Rund 100 Frauen nahmen gestern für gut zwei Stunden die Bremer Sozialbehörde in Beschlag: Als Protest gegen die am 9. November von der Stadt eingereichte Räumungsklage gegen das Frauenprojekt im Buntentorsteinweg besetzten sie die Straße vor dem Tivoli-Hochhaus und eine Etage des Ressorts. Während von der Hochstraße und der Fassade des Hochhauses Transparente ausgerollt wurden, blockierte ein Bauwagen die Straße; rund 70 DemonstrantInnen mit Kind und Hund harrten dort auf Verhandlungsergebnisse aus dem 15. Stock: Dort drängten 30 Frauen auf ein Gespräch mit Staatsrat Hans-Christoph Hoppensack, der im letzten Jahr die Verhandlungen für die Stadt geführt und die Räumungsklage veranlaßt hatte.

Mit dem Hinweis auf Nicht- Zuständigkeit sollten die Frauen zunächst abgewimmelt werden. Die machten es sich allerdings mit Kaffee, Keksen und Kerzen gemütlich und blieben hartnäckig: die Lage wurde dann auch für so ernst befunden, daß eiligst ein Blitz-Spitzengespräch mit Frauensenatorin Uhl, Sozialsenatorin Gaertner, dem Neustädter Ortsamtsleiter Fischer und einem Vertreter des Finanzressorts zusammengetrommelt wurde.

Das Frauenprojekt, aus einer Hausbesetzung heraus entstanden und seit Mitte des Jahres wieder ohne Nutzungsvertrag, befindet sich auf städtischem Gelände. Nachdem in der Neustadt Stimmung gegen diesen „Schandfleck“ gemacht worden war, hatten der Beirat Neustadt und die Bürgerschaft eine Neubebauung am Buntentorsteinweg 372 beschlossen. An diesem Beschluß komme man nun einfach nicht mehr vorbei, so die Senatorinnen Uhl und Gaertner: „Die Räumungsklage können wir nicht zurücknehmen. Wir können nur die Suche nach einem Alternativ-grundstück verstärken.“

Trockenes Gelächter bei den Frauen, denen derartiges bereits im Mai fest versprochen worden war und die schon sehr viel länger intensiv suchen: „Wir verlassen uns auf Ihre Zusagen seit einem Jahr, und nichts kommt dabei heraus“, so Anja Fußbach. Die Eskalation wolle niemand, versicherten sich beide Seiten. Dennoch liefe es auf einen Häuserkampf hinaus, wenn die Stadt bei ihrer harten Position bleibt.
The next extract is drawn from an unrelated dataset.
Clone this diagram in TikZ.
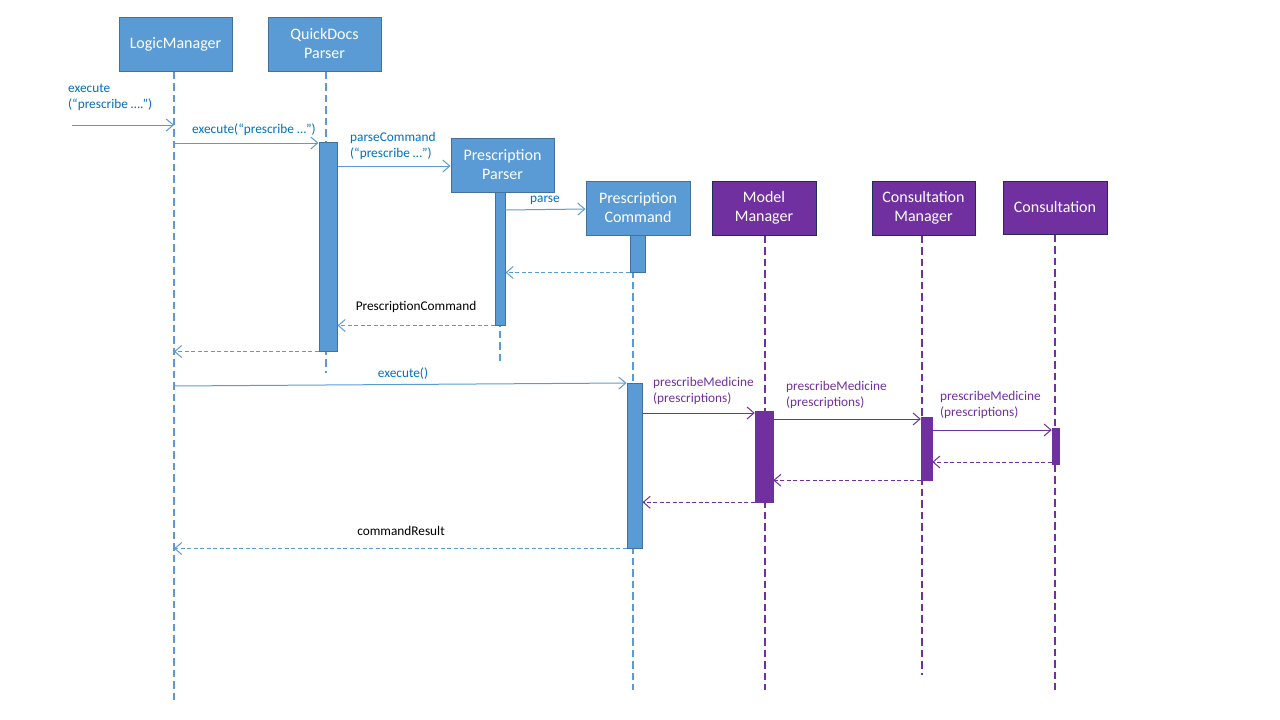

Sabine Uhl ließ sich nach und nach Zugeständnisse abringen: so will sie am Dienstag das Problem erneut in den Senat bringen und die einzelnen Ressorts zur Suche nach einem bezahlbaren, akzeptablen Ersatzgrundstück drängen – was bislang Fehlanzeige war. Und an der angeblich unantastbaren Räumung will Uhl nun doch versuchen zu rühren: wenn die Bürgerschaft ihren Beschluß zur Neubebauung zurücknehmen würde, wäre die Räumungsklage hinfällig. Obwohl Uhl ihre eigene Partei vor dem Bürgerschaftsbeschluß nicht für das Frauenprojekt Buntentor hatte gewinnen können, will sie nun auf Parlamentsseite etwas bewegen: nachdem der Ausschuß zur Gleichberechtigung der Frau den Frauen nicht genügte, erklärte sie sich bereit, ein Gespräch mit den Fraktionsvorsitzenden der Bürgerschaft zu organisieren.

Susanne Kaiser/ Foto: T.V.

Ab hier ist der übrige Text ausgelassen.